The data below should be restated word for word, with every picture omitted.

→ **Supplied data**:
....

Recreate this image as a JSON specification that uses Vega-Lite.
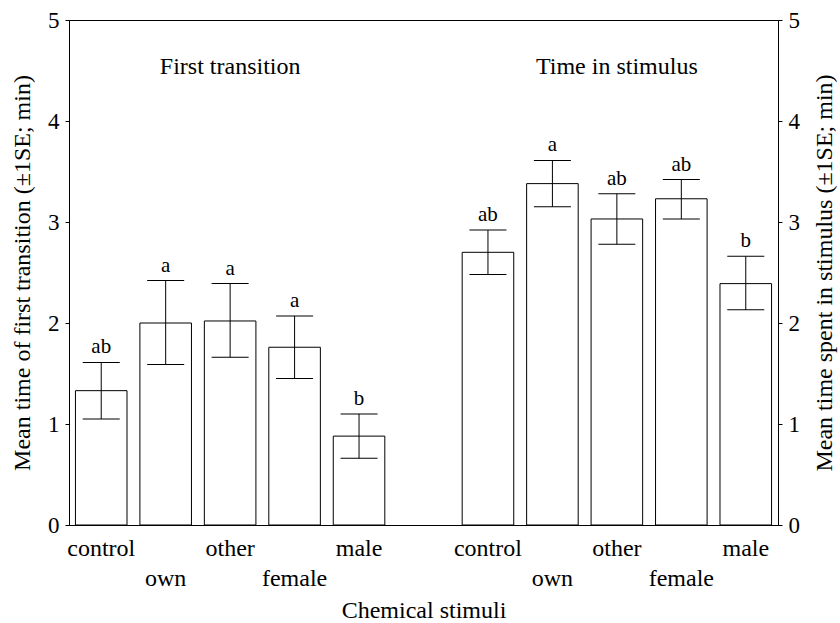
{
  "$schema": "https://vega.github.io/schema/vega-lite/v6.json",
  "width": 709,
  "height": 505,
  "autosize": "none",
  "padding": {"left": 69, "top": 20, "right": 62, "bottom": 98},
  "background": "white",
  "config": {
    "font": "Liberation Serif",
    "view": {"stroke": "#000", "strokeWidth": 1},
    "text": {"font": "Liberation Serif"},
    "axis": {"grid": false, "domainColor": "#000", "tickColor": "#000", "labelColor": "#000", "titleColor": "#000", "labelFont": "Liberation Serif", "titleFont": "Liberation Serif", "titleFontWeight": "normal"}
  },
  "data": {"values": [
    {"key": "FT-control", "mean": 1.33, "lo": 1.05, "hi": 1.61, "letter": "ab"},
    {"key": "FT-own", "mean": 2.00, "lo": 1.59, "hi": 2.42, "letter": "a"},
    {"key": "FT-other", "mean": 2.02, "lo": 1.66, "hi": 2.39, "letter": "a"},
    {"key": "FT-female", "mean": 1.76, "lo": 1.45, "hi": 2.07, "letter": "a"},
    {"key": "FT-male", "mean": 0.88, "lo": 0.66, "hi": 1.10, "letter": "b"},
    {"key": "TS-control", "mean": 2.70, "lo": 2.48, "hi": 2.92, "letter": "ab"},
    {"key": "TS-own", "mean": 3.38, "lo": 3.15, "hi": 3.61, "letter": "a"},
    {"key": "TS-other", "mean": 3.03, "lo": 2.78, "hi": 3.28, "letter": "ab"},
    {"key": "TS-female", "mean": 3.23, "lo": 3.03, "hi": 3.42, "letter": "ab"},
    {"key": "TS-male", "mean": 2.39, "lo": 2.13, "hi": 2.66, "letter": "b"}
  ]},
  "encoding": {
    "x": {
      "field": "key", "type": "nominal", "title": "Chemical stimuli",
      "scale": {"domain": ["FT-control", "FT-own", "FT-other", "FT-female", "FT-male", "gap", "TS-control", "TS-own", "TS-other", "TS-female", "TS-male"], "paddingInner": 0.2, "paddingOuter": 0.1},
      "axis": {
        "labelAngle": 0, "ticks": false, "domain": true, "labelFontSize": 24,
        "labelFont": "Liberation Serif", "titleFont": "Liberation Serif",
        "labelExpr": "datum.value == 'gap' ? '' : split(datum.value, '-')[1]",
        "labelPadding": {"condition": {"test": "indexof(['FT-own','FT-female','TS-own','TS-female'], datum.value) >= 0", "value": 41}, "value": 11},
        "titleFontSize": 24, "titlePadding": 8
      }
    }
  },
  "resolve": {"axis": {"y": "independent"}},
  "layer": [
    {
      "mark": {"type": "bar", "fill": "white", "stroke": "#000", "strokeWidth": 1},
      "encoding": {
        "y": {"field": "mean", "type": "quantitative", "scale": {"domain": [0, 5]},
          "axis": {"orient": "left", "values": [0, 1, 2, 3, 4, 5], "tickSize": 4, "labelPadding": 6, "labelFontSize": 23, "labelFont": "Liberation Serif", "titleFont": "Liberation Serif", "title": "Mean time of first transition (±1SE; min)", "titleFontSize": 24, "titlePadding": 13}}
      }
    },
    {
      "mark": {"type": "rule", "color": "#000", "strokeWidth": 1},
      "encoding": {
        "y": {"field": "lo", "type": "quantitative", "axis": null},
        "y2": {"field": "hi"}
      }
    },
    {
      "mark": {"type": "tick", "color": "#000", "size": 37, "thickness": 1, "opacity": 1},
      "encoding": {"y": {"field": "lo", "type": "quantitative", "axis": null}}
    },
    {
      "mark": {"type": "tick", "color": "#000", "size": 37, "thickness": 1, "opacity": 1},
      "encoding": {"y": {"field": "hi", "type": "quantitative", "axis": null}}
    },
    {
      "mark": {"type": "text", "font": "Liberation Serif", "fontSize": 21, "baseline": "alphabetic", "dy": -9, "color": "#000"},
      "encoding": {
        "y": {"field": "hi", "type": "quantitative", "axis": null},
        "text": {"field": "letter"}
      }
    },
    {
      "data": {"values": [
        {"key": "FT-other", "pos": 4.47, "label": "First transition"},
        {"key": "TS-other", "pos": 4.47, "label": "Time in stimulus"}
      ]},
      "mark": {"type": "text", "font": "Liberation Serif", "fontSize": 24, "baseline": "alphabetic", "color": "#000"},
      "encoding": {
        "y": {"field": "pos", "type": "quantitative",
          "axis": {"orient": "right", "values": [0, 1, 2, 3, 4, 5], "tickSize": 4, "labelPadding": 6, "labelFontSize": 23, "labelFont": "Liberation Serif", "titleFont": "Liberation Serif", "title": "Mean time spent in stimulus (±1SE; min)", "titleFontSize": 24, "titleAngle": 270, "titleBaseline": "top", "titlePadding": 13}},
        "text": {"field": "label"}
      }
    }
  ]
}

....

→ **The output**:
Recreate this image as a JSON specification that uses Vega-Lite.
{
  "$schema": "https://vega.github.io/schema/vega-lite/v6.json",
  "width": 709,
  "height": 505,
  "autosize": "none",
  "padding": {"left": 69, "top": 20, "right": 62, "bottom": 98},
  "background": "white",
  "config": {
    "font": "Liberation Serif",
    "view": {"stroke": "#000", "strokeWidth": 1},
    "text": {"font": "Liberation Serif"},
    "axis": {"grid": false, "domainColor": "#000", "tickColor": "#000", "labelColor": "#000", "titleColor": "#000", "labelFont": "Liberation Serif", "titleFont": "Liberation Serif", "titleFontWeight": "normal"}
  },
  "data": {"values": [
    {"key": "FT-control", "mean": 1.33, "lo": 1.05, "hi": 1.61, "letter": "ab"},
    {"key": "FT-own", "mean": 2.00, "lo": 1.59, "hi": 2.42, "letter": "a"},
    {"key": "FT-other", "mean": 2.02, "lo": 1.66, "hi": 2.39, "letter": "a"},
    {"key": "FT-female", "mean": 1.76, "lo": 1.45, "hi": 2.07, "letter": "a"},
    {"key": "FT-male", "mean": 0.88, "lo": 0.66, "hi": 1.10, "letter": "b"},
    {"key": "TS-control", "mean": 2.70, "lo": 2.48, "hi": 2.92, "letter": "ab"},
    {"key": "TS-own", "mean": 3.38, "lo": 3.15, "hi": 3.61, "letter": "a"},
    {"key": "TS-other", "mean": 3.03, "lo": 2.78, "hi": 3.28, "letter": "ab"},
    {"key": "TS-female", "mean": 3.23, "lo": 3.03, "hi": 3.42, "letter": "ab"},
    {"key": "TS-male", "mean": 2.39, "lo": 2.13, "hi": 2.66, "letter": "b"}
  ]},
  "encoding": {
    "x": {
      "field": "key", "type": "nominal", "title": "Chemical stimuli",
      "scale": {"domain": ["FT-control", "FT-own", "FT-other", "FT-female", "FT-male", "gap", "TS-control", "TS-own", "TS-other", "TS-female", "TS-male"], "paddingInner": 0.2, "paddingOuter": 0.1},
      "axis": {
        "labelAngle": 0, "ticks": false, "domain": true, "labelFontSize": 24,
        "labelFont": "Liberation Serif", "titleFont": "Liberation Serif",
        "labelExpr": "datum.value == 'gap' ? '' : split(datum.value, '-')[1]",
        "labelPadding": {"condition": {"test": "indexof(['FT-own','FT-female','TS-own','TS-female'], datum.value) >= 0", "value": 41}, "value": 11},
        "titleFontSize": 24, "titlePadding": 8
      }
    }
  },
  "resolve": {"axis": {"y": "independent"}},
  "layer": [
    {
      "mark": {"type": "bar", "fill": "white", "stroke": "#000", "strokeWidth": 1},
      "encoding": {
        "y": {"field": "mean", "type": "quantitative", "scale": {"domain": [0, 5]},
          "axis": {"orient": "left", "values": [0, 1, 2, 3, 4, 5], "tickSize": 4, "labelPadding": 6, "labelFontSize": 23, "labelFont": "Liberation Serif", "titleFont": "Liberation Serif", "title": "Mean time of first transition (±1SE; min)", "titleFontSize": 24, "titlePadding": 13}}
      }
    },
    {
      "mark": {"type": "rule", "color": "#000", "strokeWidth": 1},
      "encoding": {
        "y": {"field": "lo", "type": "quantitative", "axis": null},
        "y2": {"field": "hi"}
      }
    },
    {
      "mark": {"type": "tick", "color": "#000", "size": 37, "thickness": 1, "opacity": 1},
      "encoding": {"y": {"field": "lo", "type": "quantitative", "axis": null}}
    },
    {
      "mark": {"type": "tick", "color": "#000", "size": 37, "thickness": 1, "opacity": 1},
      "encoding": {"y": {"field": "hi", "type": "quantitative", "axis": null}}
    },
    {
      "mark": {"type": "text", "font": "Liberation Serif", "fontSize": 21, "baseline": "alphabetic", "dy": -9, "color": "#000"},
      "encoding": {
        "y": {"field": "hi", "type": "quantitative", "axis": null},
        "text": {"field": "letter"}
      }
    },
    {
      "data": {"values": [
        {"key": "FT-other", "pos": 4.47, "label": "First transition"},
        {"key": "TS-other", "pos": 4.47, "label": "Time in stimulus"}
      ]},
      "mark": {"type": "text", "font": "Liberation Serif", "fontSize": 24, "baseline": "alphabetic", "color": "#000"},
      "encoding": {
        "y": {"field": "pos", "type": "quantitative",
          "axis": {"orient": "right", "values": [0, 1, 2, 3, 4, 5], "tickSize": 4, "labelPadding": 6, "labelFontSize": 23, "labelFont": "Liberation Serif", "titleFont": "Liberation Serif", "title": "Mean time spent in stimulus (±1SE; min)", "titleFontSize": 24, "titleAngle": 270, "titleBaseline": "top", "titlePadding": 13}},
        "text": {"field": "label"}
      }
    }
  ]
}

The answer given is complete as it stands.